Sabe a China? Pois é: quer se tornar a maior potência global nos próximos 50 anos. Dará conta? Não se sabe, mas está tentando atropelar os Estados Unidos — país que talvez precise juntar as duas Coreias, a do Sul e a do Norte, para criar, digamos, uma Alemanha asiática como certo dique às aventuras transnacionais dos chineses. Mas uma turma coesa (de história milenar) de 1,3 bilhão de pessoas talvez seja mesmo irrefreável. Os EUA “inventaram” Donald Trump para tentar segurar os vorazes asiáticos, mas parece tarde, quiçá muito tarde. A China compra quase tudo e vende quase tudo. Com bugigangas, vendidas em todo o mundo, fez sua acumulação primitiva e hoje compete, no mundo da tecnologia mais refinada, com as potências Estados Unidos, Alemanha e Japão. As bugigangas não ficaram para trás, mas convivem com modelos tecnológicos altamente avançados. A soja, o aço e o ferro brasileiros vão, em larga medida, para a China e voltam transformados e, portanto, mais caros para o Ocidente. Na “Veja” de 1969, num anúncio criado pela P. A. Nascimento-Acar, a empresa Aços Villares, “o máximo em qualidade”, divulga seu produto: “De repente, a Nasa poderia nos fazer um pedido de aço especial. E nos atenderíamos”. Em seguida, assinala: “Com a instalação do novo equipamento Asea, estamos preparados para refinar aços no vácuo”. O equipamento foi comprado na Suécia com apoio financeiro de quem, de quem, de quem? Ah, sim, do BNDE (ainda sem o S) e da IFC. O anúncio mostra a produção de aço numa bola gigante, lembrando, é claro, a Lua. Hoje, o parceiro comercial nomeado seria, certamente, a China.

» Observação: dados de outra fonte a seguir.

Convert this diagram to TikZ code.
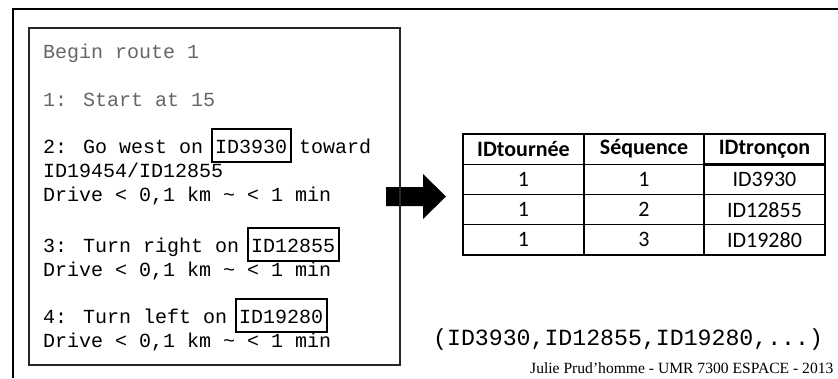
\documentclass[tikz,border=0pt]{standalone}
\usepackage{fontspec}
\setmainfont{Liberation Serif}
\newfontfamily\monof{Liberation Mono}
\newfontfamily\calib{Carlito}
\begin{document}
\begin{tikzpicture}[x=1pt,y=-1pt,
  mono/.style={font=\monof\fontsize{20}{24}\selectfont, anchor=base west, inner sep=0pt, outer sep=0pt},
  dim/.style={text=black!60},
  idbox/.style={draw, line width=2pt, font=\monof\fontsize{20}{24}\selectfont, inner xsep=3.5pt, inner ysep=4.5pt, outer sep=0pt, text height=20pt, text depth=4pt, anchor=base west},
  cell/.style={draw, line width=1.1pt, minimum width=121pt, minimum height=30.25pt, inner sep=0pt, outer sep=0pt, font=\calib\fontsize{22}{24}\selectfont},
  hcell/.style={cell, font=\calib\bfseries\fontsize{22}{24}\selectfont}
]
\useasboundingbox (0,0) rectangle (838,378);
% outer frame
\draw[line width=2.5pt] (13,378) -- (13,9) -- (838,9);
% block arrow
\fill (386,187) -- (423,187) -- (423,174) -- (446,196.5) -- (423,219) -- (423,206) -- (386,206) -- cycle;
% inner box
\draw[line width=1.5pt, black!85] (29,28) rectangle (400,365);
% text lines
\node[mono, dim] (l0) at (43,58) {Begin route 1};
\node[mono, dim] (l1) at (43,106) {1: Start at 15};
\node[mono] (l2a) at (43,153) {2: Go west on};
\node[idbox] (id1) at ([xshift=8.5pt]l2a.base east) {ID3930};
\node[mono] (l2b) at ([xshift=8.5pt]id1.base east) {toward};
\node[mono] (l3) at (43,177) {ID19454/ID12855};
\node[mono] (l4) at (43,201) {Drive < 0,1 km \textasciitilde{} < 1 min};
\node[mono] (l5a) at (43,252) {3: Turn right on};
\node[idbox] (id2) at ([xshift=8.5pt]l5a.base east) {ID12855};
\node[mono] (l6) at (43,276) {Drive < 0,1 km \textasciitilde{} < 1 min};
\node[mono] (l7a) at (43,323) {4: Turn left on};
\node[idbox] (id3) at ([xshift=8.5pt]l7a.base east) {ID19280};
\node[mono] (l8) at (43,347) {Drive < 0,1 km \textasciitilde{} < 1 min};
% table
\node[hcell] (h1) at (523.5,149.1) {IDtournée};
\node[hcell] (h2) at (644,149.1) {Séquence};
\node[hcell] (h3) at (764.5,149.1) {IDtronçon};
\node[cell] (c11) at (523.5,179.4) {1};
\node[cell] (c12) at (644,179.4) {1};
\node[cell] (c13) at (764.5,179.4) {ID3930};
\node[cell] (c21) at (523.5,209.6) {1};
\node[cell] (c22) at (644,209.6) {2};
\node[cell] (c23) at (764.5,209.6) {ID12855};
\node[cell] (c31) at (523.5,239.9) {1};
\node[cell] (c32) at (644,239.9) {3};
\node[cell] (c33) at (764.5,239.9) {ID19280};
\draw[line width=2.6pt] (c13.north west) rectangle (c33.south east);
% tuple
\node[font=\monof\fontsize{23.2}{26}\selectfont, anchor=base west, inner sep=0pt] (tuple) at (433,345) {(ID3930,ID12855,ID19280,...)};
% credit
\node[font=\fontsize{15.6}{18}\selectfont, anchor=base west, inner sep=0pt] (credit) at (530,373) {Julie Prud’homme - UMR 7300 ESPACE - 2013};
\end{tikzpicture}
\end{document}
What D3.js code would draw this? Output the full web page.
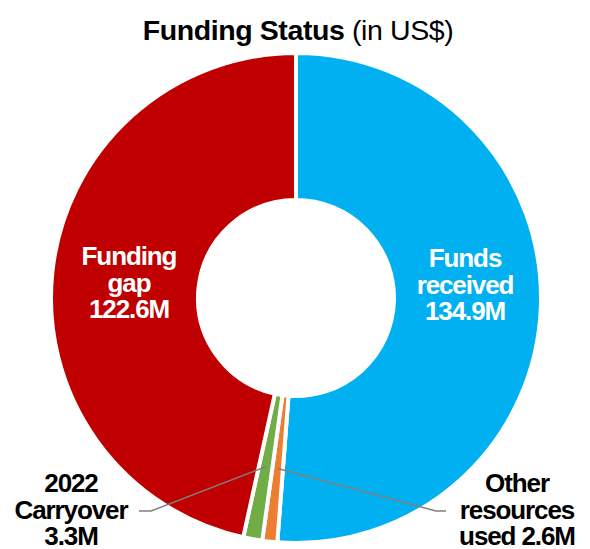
<!DOCTYPE html>
<html>
<head>
<meta charset="utf-8">
<script src="https://cdn.jsdelivr.net/npm/d3@7"></script>
<style>
  body { margin: 0; background: #fff; }
  svg { display: block; font-family: "Liberation Sans", Arial, sans-serif; }
</style>
</head>
<body>
<svg id="chart" width="590" height="549"></svg>
<script>
/* Funding Status donut */

const categories = ["Funds received", "Other resources used", "2022 Carryover", "Funding gap"];
const values = [134.9, 2.6, 3.3, 122.6];
const labelLines = [
  ["Funds", "received", "134.9M"],
  ["Other", "resources", "used 2.6M"],
  ["2022", "Carryover", "3.3M"],
  ["Funding", "gap", "122.6M"],
];
const colors = ["#00B0F0", "#ED7D31", "#70AD47", "#C00000"];

const width = 590, height = 549;
const cx = 296, cy = 298;
const outerR = 245, innerR = 98;

const svg = d3.select("#chart");

// Title
const title = svg.append("text")
  .attr("x", 298)
  .attr("y", 40)
  .attr("text-anchor", "middle")
  .attr("font-size", 28.5)
  .attr("letter-spacing", "-0.4px")
  .attr("fill", "#000");
title.append("tspan").attr("font-weight", "bold").text("Funding Status");
title.append("tspan").text(" (in US$)");

const data = categories.map((c, i) => ({ name: c, value: values[i], lines: labelLines[i], color: colors[i] }));

const pie = d3.pie().sort(null).value((d) => d.value);
const arcs = pie(data);

const arc = d3.arc().innerRadius(innerR).outerRadius(outerR);
const midArc = d3.arc().innerRadius(171.5).outerRadius(171.5);

const g = svg.append("g").attr("transform", `translate(${cx},${cy})`);

g.selectAll("path.slice")
  .data(arcs)
  .join("path")
  .attr("class", "slice")
  .attr("d", arc)
  .attr("fill", (d) => d.data.color)
  .attr("stroke", "#fff")
  .attr("stroke-width", 4)
  .attr("stroke-linejoin", "miter");

// Inside labels (large slices)
const inside = [
  { i: 0, x: 465, y: 267 },
  { i: 3, x: 129, y: 265 },
];
// Outside labels with leader lines
const outside = [
  { i: 1, x: 517, y: 492, elbow: [436, 511], end: [446, 511] },
  { i: 2, x: 71, y: 492, elbow: [151, 511], end: [139, 511] },
];

const lineGap = 26.5;

function drawLabel(x, y, lines, fill) {
  const t = svg.append("text")
    .attr("text-anchor", "middle")
    .attr("font-size", 26)
    .attr("font-weight", "bold")
    .attr("letter-spacing", "-1.1px")
    .attr("fill", fill);
  lines.forEach((ln, k) => {
    t.append("tspan").attr("x", x).attr("y", y + k * lineGap).text(ln);
  });
}

for (const L of inside) {
  drawLabel(L.x, L.y, arcs[L.i].data.lines, "#fff");
}

for (const L of outside) {
  const c = midArc.centroid(arcs[L.i]);
  const pts = [[cx + c[0], cy + c[1]], L.elbow, L.end];
  svg.append("path")
    .attr("d", d3.line()(pts))
    .attr("fill", "none")
    .attr("stroke", "#7f7f7f")
    .attr("stroke-width", 1.5);
  drawLabel(L.x, L.y, arcs[L.i].data.lines, "#000");
}
</script>
</body>
</html>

Calça masculina de boca estreita em 1969? Pois é: trata-se da Topeka — “a calça demais”. “Topeka é um estado de espírito. Uma evidência de liberdade. Ser jovem é antes de mais nada ser livre. Tope Topeka”. O produto era da Alpargatas.
Na contracapa, há um anúncio do cigarro Hollywood — aparentemente, com e sem filtro —, com a “qualidade Souza Cruz”. Hoje, não é mais possível, mas, na época, era livre. Jovens bonitos e com ar saudável aparecem fumando e se divertindo. Um deles pratica alpinismo.